Type annotate a function parameter as derived from multiple abstract base classes in Python

Question

I'm trying to type annotate a function in Python 2 according to PEP 484. The function accepts a container which should implement both __len__ and __iter__. The original code where I want to add this annotation is quite complex, so consider an example function which returns the product of all ints in a container s if len(s) is even and returns 1 otherwise.

If I wanted to annotate a container where only __len__ is needed, I would have annotated it as type: (Sized) -> int. If I wanted to annotate a container where only __iter__ is needed, I would have annotated it as type: (Iterable[int]) -> int. But how do I perfectly annotate a container where I need both?

I tried this as per Piotr-Ćwiek's suggestion:

from __future__ import print_function
from typing import Sized, Iterable

class SizedIterable(Sized, Iterable[int]):
    pass

def product2(numbers):
    # type: (SizedIterable) -> int
    if len(numbers)%2 == 1:
        return 1
    else:
        p = 1
        for n in numbers:
            p*= n
        return p

print(product2([1, 2, 3, 4]))
print(product2({1, 2, 3, 4}))

but this failed with this error:

prod2.py:17: error: Argument 1 to "product2" has incompatible type List[int]; expected "SizedIterable"
prod2.py:18: error: Argument 1 to "product2" has incompatible type Set[int]; expected "SizedIterable"

Answer 1

In python 3.6, there's typing.Collection that works almost perfectly for your use case (it also derives from Container, but realistically anything that you want to use will likely have __contains__).
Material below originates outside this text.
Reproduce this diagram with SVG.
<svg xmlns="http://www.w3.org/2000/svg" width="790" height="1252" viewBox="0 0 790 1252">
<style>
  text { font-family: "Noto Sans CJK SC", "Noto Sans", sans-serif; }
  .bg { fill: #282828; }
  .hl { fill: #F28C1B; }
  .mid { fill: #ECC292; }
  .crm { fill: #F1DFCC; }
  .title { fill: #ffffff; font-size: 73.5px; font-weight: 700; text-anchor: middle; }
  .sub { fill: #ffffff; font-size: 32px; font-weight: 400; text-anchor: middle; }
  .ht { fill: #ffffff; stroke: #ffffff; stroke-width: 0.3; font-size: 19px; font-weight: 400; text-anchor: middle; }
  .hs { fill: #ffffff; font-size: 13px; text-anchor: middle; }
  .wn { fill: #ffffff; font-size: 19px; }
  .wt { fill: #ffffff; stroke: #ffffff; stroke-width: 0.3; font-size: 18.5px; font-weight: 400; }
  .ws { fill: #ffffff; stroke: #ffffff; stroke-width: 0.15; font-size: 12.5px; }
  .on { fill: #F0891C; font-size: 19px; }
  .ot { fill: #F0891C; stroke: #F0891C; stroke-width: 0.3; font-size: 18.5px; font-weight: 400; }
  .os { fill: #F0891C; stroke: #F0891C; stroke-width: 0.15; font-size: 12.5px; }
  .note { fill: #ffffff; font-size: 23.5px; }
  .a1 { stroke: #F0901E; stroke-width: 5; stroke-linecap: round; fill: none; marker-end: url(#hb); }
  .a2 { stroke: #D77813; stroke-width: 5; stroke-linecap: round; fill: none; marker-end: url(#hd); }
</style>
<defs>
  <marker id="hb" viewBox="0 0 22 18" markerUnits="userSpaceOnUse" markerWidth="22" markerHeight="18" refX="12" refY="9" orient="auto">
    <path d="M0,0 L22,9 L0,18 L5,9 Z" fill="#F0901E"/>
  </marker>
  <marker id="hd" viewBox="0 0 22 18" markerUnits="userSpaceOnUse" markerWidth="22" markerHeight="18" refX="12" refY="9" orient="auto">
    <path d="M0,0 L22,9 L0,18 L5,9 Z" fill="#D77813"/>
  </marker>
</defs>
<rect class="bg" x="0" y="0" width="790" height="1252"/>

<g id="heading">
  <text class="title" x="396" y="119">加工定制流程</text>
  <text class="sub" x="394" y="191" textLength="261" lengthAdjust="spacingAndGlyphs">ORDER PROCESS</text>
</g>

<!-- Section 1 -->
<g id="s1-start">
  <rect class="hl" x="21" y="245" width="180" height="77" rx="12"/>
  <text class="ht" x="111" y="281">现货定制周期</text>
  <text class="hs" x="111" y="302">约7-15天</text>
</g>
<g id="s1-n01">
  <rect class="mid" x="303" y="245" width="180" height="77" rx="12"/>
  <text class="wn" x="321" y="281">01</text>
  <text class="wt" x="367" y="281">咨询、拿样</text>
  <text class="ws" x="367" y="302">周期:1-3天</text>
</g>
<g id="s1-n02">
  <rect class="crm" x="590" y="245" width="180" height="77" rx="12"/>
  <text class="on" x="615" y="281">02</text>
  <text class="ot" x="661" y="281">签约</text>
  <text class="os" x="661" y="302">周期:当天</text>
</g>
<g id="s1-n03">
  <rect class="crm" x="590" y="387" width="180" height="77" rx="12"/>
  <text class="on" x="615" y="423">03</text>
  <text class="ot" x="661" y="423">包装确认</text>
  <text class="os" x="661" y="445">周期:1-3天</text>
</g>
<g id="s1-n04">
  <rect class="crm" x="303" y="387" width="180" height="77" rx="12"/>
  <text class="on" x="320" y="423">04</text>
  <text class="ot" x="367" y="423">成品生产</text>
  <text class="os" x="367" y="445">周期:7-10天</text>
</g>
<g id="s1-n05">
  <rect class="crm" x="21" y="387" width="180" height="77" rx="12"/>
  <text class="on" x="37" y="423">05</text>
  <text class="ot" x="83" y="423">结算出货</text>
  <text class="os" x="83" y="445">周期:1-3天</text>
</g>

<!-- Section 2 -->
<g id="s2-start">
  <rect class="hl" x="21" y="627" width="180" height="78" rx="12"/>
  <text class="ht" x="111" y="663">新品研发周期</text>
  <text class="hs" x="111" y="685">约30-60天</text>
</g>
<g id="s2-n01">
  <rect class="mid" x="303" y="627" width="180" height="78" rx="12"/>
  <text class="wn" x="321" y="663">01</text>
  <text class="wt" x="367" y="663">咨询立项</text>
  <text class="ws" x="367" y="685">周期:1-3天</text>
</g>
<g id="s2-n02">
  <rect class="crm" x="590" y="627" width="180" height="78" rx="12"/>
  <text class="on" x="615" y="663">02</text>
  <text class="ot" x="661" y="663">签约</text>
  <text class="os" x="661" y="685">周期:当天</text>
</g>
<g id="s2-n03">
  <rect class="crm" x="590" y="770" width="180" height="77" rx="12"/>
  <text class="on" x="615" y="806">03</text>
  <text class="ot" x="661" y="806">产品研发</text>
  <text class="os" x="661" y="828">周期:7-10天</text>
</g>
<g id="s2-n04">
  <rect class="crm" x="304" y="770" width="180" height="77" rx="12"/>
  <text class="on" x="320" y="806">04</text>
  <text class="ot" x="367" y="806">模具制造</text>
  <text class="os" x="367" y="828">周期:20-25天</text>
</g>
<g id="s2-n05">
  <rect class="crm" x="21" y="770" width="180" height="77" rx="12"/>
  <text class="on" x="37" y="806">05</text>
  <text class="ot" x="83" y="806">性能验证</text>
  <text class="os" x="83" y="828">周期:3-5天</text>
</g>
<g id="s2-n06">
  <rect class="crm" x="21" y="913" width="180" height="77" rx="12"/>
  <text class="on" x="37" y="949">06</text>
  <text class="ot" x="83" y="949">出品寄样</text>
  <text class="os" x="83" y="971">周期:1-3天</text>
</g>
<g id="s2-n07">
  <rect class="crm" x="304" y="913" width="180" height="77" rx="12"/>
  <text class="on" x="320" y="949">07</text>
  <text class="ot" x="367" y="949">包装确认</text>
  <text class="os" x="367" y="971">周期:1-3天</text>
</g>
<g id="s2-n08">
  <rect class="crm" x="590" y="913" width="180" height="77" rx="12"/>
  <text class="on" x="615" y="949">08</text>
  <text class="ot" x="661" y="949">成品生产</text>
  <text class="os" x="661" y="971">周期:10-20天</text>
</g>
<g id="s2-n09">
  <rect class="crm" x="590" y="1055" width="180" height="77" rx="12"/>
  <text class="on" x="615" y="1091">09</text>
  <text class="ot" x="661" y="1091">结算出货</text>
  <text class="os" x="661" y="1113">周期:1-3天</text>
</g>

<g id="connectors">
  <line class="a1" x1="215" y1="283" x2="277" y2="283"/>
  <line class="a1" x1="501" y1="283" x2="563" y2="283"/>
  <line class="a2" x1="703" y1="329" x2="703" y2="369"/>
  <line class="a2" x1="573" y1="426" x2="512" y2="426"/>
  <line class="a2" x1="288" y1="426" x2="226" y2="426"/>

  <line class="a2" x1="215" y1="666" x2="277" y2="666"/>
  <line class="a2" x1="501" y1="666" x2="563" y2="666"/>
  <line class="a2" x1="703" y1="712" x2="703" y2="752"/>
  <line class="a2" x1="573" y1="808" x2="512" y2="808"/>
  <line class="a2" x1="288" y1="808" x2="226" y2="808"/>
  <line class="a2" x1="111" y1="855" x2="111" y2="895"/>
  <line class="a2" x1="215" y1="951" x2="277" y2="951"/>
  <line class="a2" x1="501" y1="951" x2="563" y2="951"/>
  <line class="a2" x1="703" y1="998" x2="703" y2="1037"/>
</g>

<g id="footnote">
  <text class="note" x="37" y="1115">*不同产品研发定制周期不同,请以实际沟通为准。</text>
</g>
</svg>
Unfortunately, there's no solution for python 2.

The reason SizedIterable doesn't work is that by deriving it from Sized and Iterable, you are only telling mypy that it's a subtype of those two types; mypy does not conclude that any type that's a subtype of Sized and Iterable is also a subtype of SizedIterable.

Mypy's is perfectly logical; after all, you wouldn't want this code to type check:

class A(Sized, Iterable[int]):
  def g(self) -> None:
    ...

def f(x: A) -> None:
  a.g()

# passes type check because [1, 2] is Sized and Iterable
# but fails in run-time
f([1, 2])

It would be too tricky if mypy treated your class definition differently just because its class body is empty.

In order for mypy to understand your intent, mypy would need to add a new feature to its type system.

Two options for such a feature are being considered at the moment:

• intersections (as pointed out by @PiotrĆwiek); what you're asking for is an intersection of Iterable and Sized
• structural typing; this is much simpler than general intersections, but sufficient for your use case, since all you need is for the numbers argument to have __len__ and __iter__ methods

Mimicking typing class definitions or using __instancecheck__ won't work because (as someone explained to me just recently) under no condition will mypy ever run the code you wrote (i.e., it will never import your module, never call your function, etc.). This is because mypy is a static analysis tool that doesn't assume that the environment to run your code is even available during its execution (e.g., python version, libraries, etc.).